Maharaja of Jeypore was the principal title used by the rulers of the Kingdom of Jeypore until its dissolution in 1947. It was also used by the titular rulers until the removal of titles and privileges of all princely states and estates by the 26th amendment of the Constitution of India. However, due to the significance given to the traditional and religious role of a king, evidently, Vishweshwar Dev in 2013 became the Maharaja of Jeypore in pretense.

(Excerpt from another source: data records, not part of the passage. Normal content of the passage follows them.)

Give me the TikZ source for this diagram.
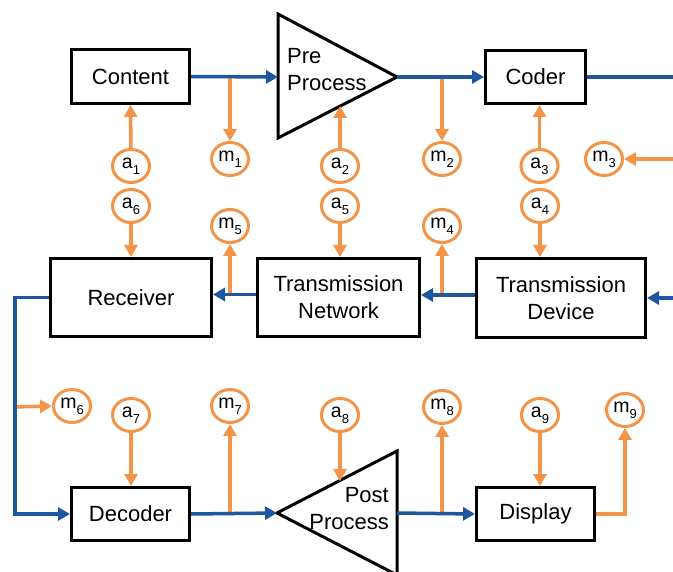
\documentclass[tikz,border=0pt]{standalone}
\usepackage{fontspec}
\setmainfont{Liberation Sans}
\usetikzlibrary{arrows.meta,shapes.geometric}
\definecolor{flowblue}{RGB}{31,86,160}
\definecolor{probe}{RGB}{243,148,73}
% letter with a lowered index, as used in the small probe circles
\newcommand{\idx}[2]{#1\raisebox{-6pt}{\fontsize{13}{13}\selectfont #2}}
\begin{document}
\begin{tikzpicture}[x=1pt,y=-1pt,
  block/.style={draw=black,line width=3pt,inner sep=0pt,align=center,
    font=\fontsize{22}{27}\selectfont},
  meter/.style={ellipse,draw=probe,line width=3pt,minimum width=37,
    minimum height=33,inner sep=0pt,font=\fontsize{19.5}{19.5}\selectfont},
  flow/.style={draw=flowblue,line width=3.5pt,-{Triangle[width=13pt,length=12pt]}},
  flowline/.style={draw=flowblue,line width=3.5pt},
  tap/.style={draw=probe,line width=3.5pt,-{Triangle[width=13pt,length=12pt]}},
  stage/.style={draw=black,line width=3pt,line join=miter},
  stagetext/.style={inner sep=0pt,font=\fontsize{22}{27}\selectfont},
]
\useasboundingbox (0,0) rectangle (673,572);

% ---- processing blocks ----
\node[block,minimum width=118,minimum height=54] (content) at (130.5,76.5) {Content};
\node[block,minimum width=100,minimum height=53] (coder) at (535.5,77) {Coder};
\node[block,minimum width=161,minimum height=78] (receiver) at (131,297.5) {Receiver};
\node[block,minimum width=162,minimum height=78] (tnet) at (338.5,297.5) {Transmission\\Network};
\node[block,minimum width=169,minimum height=79] (tdev) at (561,298) {Transmission\\Device};
\node[block,minimum width=118,minimum height=53] (decoder) at (130.5,514) {Decoder};
\node[block,minimum width=118,minimum height=53] (display) at (535.5,514) {Display};

% ---- pre / post processing stages ----
\draw[stage] (278,14) -- (397,77) -- (278,138) -- cycle;
\coordinate (preIn) at (278,77);
\coordinate (preOut) at (397,77);
\coordinate (preA) at (340,106);
\node[stagetext,align=left,anchor=west] (pretext) at (287,70) {Pre\\Process};

\draw[stage] (397,451) -- (277,513) -- (397,575) -- cycle;
\coordinate (postIn) at (277,513);
\coordinate (postOut) at (397,513);
\coordinate (postA) at (340,481);
\node[stagetext,align=right,anchor=east] (posttext) at (389,509) {Post\\Process};

% ---- probes ----
\node[meter] (a1) at (131,166) {\idx{a}{1}};
\node[meter] (m1) at (230,159) {\idx{m}{1}};
\node[meter] (a2) at (340,166) {\idx{a}{2}};
\node[meter] (m2) at (442,159) {\idx{m}{2}};
\node[meter] (a3) at (539.5,166) {\idx{a}{3}};
\node[meter] (m3) at (604,159) {\idx{m}{3}};
\node[meter] (a6) at (131,206) {\idx{a}{6}};
\node[meter] (m5) at (230,226) {\idx{m}{5}};
\node[meter] (a5) at (340,206) {\idx{a}{5}};
\node[meter] (m4) at (442,226) {\idx{m}{4}};
\node[meter] (a4) at (540,206) {\idx{a}{4}};
\node[meter] (m6) at (72,406) {\idx{m}{6}};
\node[meter] (a7) at (131,415) {\idx{a}{7}};
\node[meter] (m7) at (230,406) {\idx{m}{7}};
\node[meter] (a8) at (340,415) {\idx{a}{8}};
\node[meter] (m8) at (442,407) {\idx{m}{8}};
\node[meter] (a9) at (540,415) {\idx{a}{9}};
\node[meter] (m9) at (625,410) {\idx{m}{9}};

% ---- link coordinates ----
\coordinate (outR) at (675,77);
\coordinate (inR) at (675,298);
\coordinate (dw) at ([yshift=3]tdev.west);
\coordinate (ne) at ([yshift=3]tnet.west);
\coordinate (m3src) at (675,159);
\coordinate (leftRail) at (15,297.5);
\coordinate (m6tap) at (15,407);

% ---- orange probe taps ----
\draw[tap] (a1.north) -- (content.south);
\draw[tap] (m1.north |- content.east) -- (m1.north);
\draw[tap] (a2.north) -- (preA);
\draw[tap] (m2.north |- preOut) -- (m2.north);
\draw[tap] (a3.north) -- (a3.north |- coder.south);
\draw[tap] (m3src) -- (m3.east);
\draw[tap] (a6.south) -- (a6.south |- receiver.north);
\draw[tap] (m5.south |- ne) -- (m5.south);
\draw[tap] (a5.south) -- (a5.south |- tnet.north);
\draw[tap] (m4.south |- dw) -- (m4.south);
\draw[tap] (a4.south) -- (a4.south |- tdev.north);
\draw[tap] (m6tap) -- (m6.west);
\draw[tap] (a7.south) -- (a7.south |- decoder.north);
\draw[tap] (m7.south |- decoder.east) -- (m7.south);
\draw[tap] (a8.south) -- (postA);
\draw[tap] (m8.south |- postOut) -- (m8.south);
\draw[tap] (a9.south) -- (a9.south |- display.north);
\draw[tap] (display.east) -| (m9.south);

% ---- blue signal path ----
\draw[flow] (content.east) -- (preIn);
\draw[flow] (preOut) -- (coder.west);
\draw[flowline] (coder.east) -- (outR);
\draw[flow] (inR) -- (tdev.east);
\draw[flow] (dw) -- (dw -| tnet.east);
\draw[flow] (ne) -- (ne -| receiver.east);
\draw[flow] (receiver.west) -- (leftRail) |- (decoder.west);
\draw[flow] (decoder.east) -- (postIn);
\draw[flow] (postOut) -- (display.west);
\end{tikzpicture}
\end{document}
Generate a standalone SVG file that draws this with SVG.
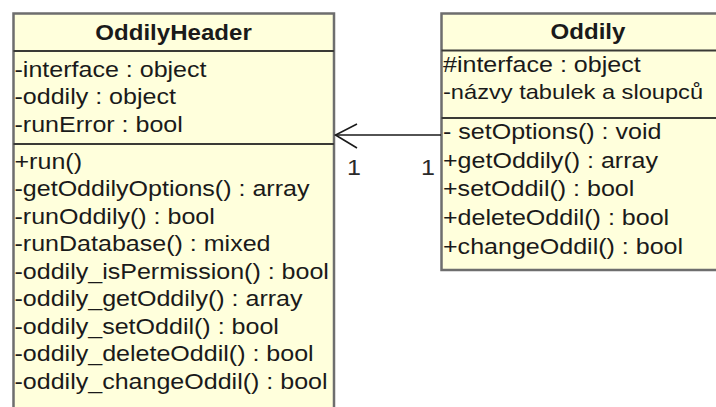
<svg xmlns="http://www.w3.org/2000/svg" width="716" height="407" viewBox="0 0 716 407">
  <style>
    .box { fill: #ffffdc; stroke: #6e6e6e; stroke-width: 2.5; }
    .sep { stroke: #3a3a36; stroke-width: 2; }
    .t { font-family: "Liberation Sans", Arial, sans-serif; font-size: 21.5px; fill: #1a1a1a; }
    .narrow { font-size: 20.3px; }
    .title { font-weight: bold; text-anchor: middle; }
    .conn { stroke: #1a1a1a; stroke-width: 1.6; fill: none; }
    .mult { font-family: "Liberation Sans", Arial, sans-serif; font-size: 21.5px; fill: #2a2a2a; }
  </style>

  <!-- class OddilyHeader -->
  <g id="OddilyHeader">
    <path class="box" d="M13.5 410 V13.5 H334 V410"/>
    <line class="sep" x1="13.5" y1="51" x2="334" y2="51"/>
    <line class="sep" x1="13.5" y1="144" x2="334" y2="144"/>
    <g transform="translate(173.5 0) scale(1.12 1)">
      <text class="t title" x="0" y="40">OddilyHeader</text>
    </g>
    <g transform="translate(14.5 0) scale(1.165 1)">
      <text class="t" x="0" y="77">-interface : object</text>
      <text class="t" x="0" y="104.5">-oddily : object</text>
      <text class="t" x="0" y="132">-runError : bool</text>
      <text class="t" x="0" y="169">+run()</text>
      <text class="t" x="0" y="196.5">-getOddilyOptions() : array</text>
      <text class="t" x="0" y="224">-runOddily() : bool</text>
      <text class="t" x="0" y="251.5">-runDatabase() : mixed</text>
      <text class="t" x="0" y="279">-oddily_isPermission() : bool</text>
      <text class="t" x="0" y="306.5">-oddily_getOddily() : array</text>
      <text class="t" x="0" y="334">-oddily_setOddil() : bool</text>
      <text class="t" x="0" y="361.5">-oddily_deleteOddil() : bool</text>
      <text class="t" x="0" y="389">-oddily_changeOddil() : bool</text>
    </g>
  </g>

  <!-- class Oddily -->
  <g id="Oddily">
    <path class="box" d="M725 13.5 H441.5 V270 H725"/>
    <line class="sep" x1="441.5" y1="50.5" x2="725" y2="50.5"/>
    <line class="sep" x1="441.5" y1="118" x2="725" y2="118"/>
    <g transform="translate(588 0) scale(1.12 1)">
      <text class="t title" x="0" y="39">Oddily</text>
    </g>
    <g transform="translate(443 0) scale(1.165 1)">
      <text class="t" x="0" y="72">#interface : object</text>
      <text class="t narrow" x="0" y="99.5">-názvy tabulek a sloupců</text>
      <text class="t" x="0" y="139.5">- setOptions() : void</text>
      <text class="t" x="0" y="168">+getOddily() : array</text>
      <text class="t" x="0" y="196.5">+setOddil() : bool</text>
      <text class="t" x="0" y="225">+deleteOddil() : bool</text>
      <text class="t" x="0" y="254">+changeOddil() : bool</text>
    </g>
  </g>

  <!-- association Oddily -> OddilyHeader -->
  <g id="connectors">
    <line class="conn" x1="441" y1="135" x2="335.5" y2="135"/>
    <polyline class="conn" points="357,124 335.5,135 357,148"/>
    <g transform="translate(347 0) scale(1.165 1)">
      <text class="mult" x="0" y="175">1</text>
    </g>
    <g transform="translate(421 0) scale(1.165 1)">
      <text class="mult" x="0" y="175">1</text>
    </g>
  </g>
</svg>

An ancient branch of Solar dynasty or Suryavansh began ruling the little kingdom of Nandapur in 1443, when Vinayak Dev, the Suryavanshi prince of North Kashmir married Lilavati, the daughter of the Shilavanshi king of Nandapur, Pratap Ganga Raju. The first three rulers served as the vassals of the mighty Gajapati Kingdom until the reign of Vishwanath Dev Gajapati (1527-1571) who formed a large sovereign kingdom and ruled from the new capital, Rayagada. The kingdom maintained its sovereignty for much of its history, however, in some intervals it also served as a Tributary state of the Qutb Shahis (1571-1674) and the British (1777-1947).

The eighth ruler of the dynasty, Veer Vikram Dev (1637-1669) shifted the capital from Nandapur to newly founded Jeypore. His descendants were successful in creating a significant kingdom with numerous feudatories that paid homage to the royal throne. As per historical sources, Vishwambhar Dev is considered the father of the feudal system of Jeypore kingdom. Many feudatories established by him exist to this day, some examples can be - Salur, Pachipenta, Chemudu, Golugonda, Khariar etc. The eleventh ruler, Mallikamardhan Krishna defeated the combined forces of the French East India Company and the Qutb Shahi commander, Malik Mohammad.

The advent of British did put the dynasty of the Maharajas in jeopardy as the 19th ruler, Vikram Dev was defeated and all of his territories were occupied by the British and were granted to his rival, the Maharaja of Vizianagaram. However, the resilience of the natives of Jeypore and the rising number of violent protests forced the British government to reaffirm Vikram Dev as the ruler but as a tributary estate holder or Zamindar in a permanent settlement of 24,000 rupees. The title of 'Maharaja' was abolished and a new title of 'Raja' was granted to the first three kings of the newly formed Jeypore Samasthanam zamindari. These kings were - Vikram Dev, Ram Chandra Dev II and Vikram Dev II. Later, the British government granted Ram Chandra Dev III the title of 'Maharaja' as a personal distinction and so were the next three kings - Vikram Dev III, Ram Chandra Dev IV and Vikram Dev IV.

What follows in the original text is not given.